Jenna wrestled free of his grip and crawled deeper into the relative safety of the control room. She spied Mercy, huddled behind a desk, and headed toward her. Bullets sizzled through the air overhead, smacking into the walls and ceiling, spraying dust and filling the room with the smell of smoke. But none of the shots came anywhere close to a human target. This was suppressive fire, Jenna knew, designed to keep them pinned down.

Soter seemed to grasp this as well. From his fetal curl on the floor he shouted, “Cray. Get her to safety.”

Cray hesitated, as if torn between his loyalty to the old man and his sense of duty, but he gave a terse nod and reached out to Jenna. “Come on.”

Jenna nodded her assent, then grasped Mercy’s hand and followed Cray’s lead toward the exit to the stairwell. Before leaving the room, he shouted to his partner, Markley. “We’ll try to lead them off. Stay with the doctor, and get the hell out of here as soon as you can.”
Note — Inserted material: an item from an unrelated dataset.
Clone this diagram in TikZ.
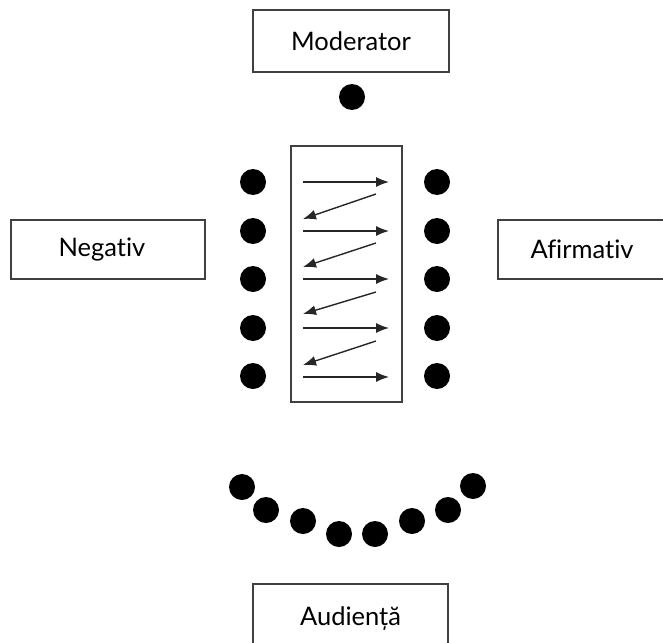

“No!” Soter protested. “It doesn’t matter what happens to me. You have to save the girl.”

Jenna was not inclined to argue. Cray shook his head and then led Jenna and Mercy from the room, gun at the ready. “Stay close,” he said, not looking back.

Over the mechanical hum of the transmitter, the sound of a pitched battle rolled up from below. Soter’s security detail was putting up a fight, defending the transmitter building, but there were only four of them. Four against at least six shooters. Worse, there was only one way out of the building, and it went right through the middle of the fight. Jenna looked at Mercy, hoping to see some indication that she knew what Cray was doing, but Mercy’s blank look told her otherwise.

Jenna felt a return of the helplessness she’d experienced in Miami when she had boarded Soter’s helicopter. She didn’t even have a gun to defend herself. Her survival depended on Cray’s choices, and that was intolerable.

She was about to tell Cray that when he did something unexpected, turning away from the exit, toward parts of the building they had not visited.

“Where are we going?” It wasn’t simple curiosity that prompted her question.

“There’s another way out,” Cray said. “Through the transmitter room.”

Another way out was good. “Won’t they be watching all the doors?”

“Probably.” Cray didn’t break stride, but kept moving toward the source of the persistent thrumming sound. They passed through a maze of corridors, in and out of rooms lined with strange electronic devices, pieces of machinery and shelves packed with bound books and thick three-ring binders.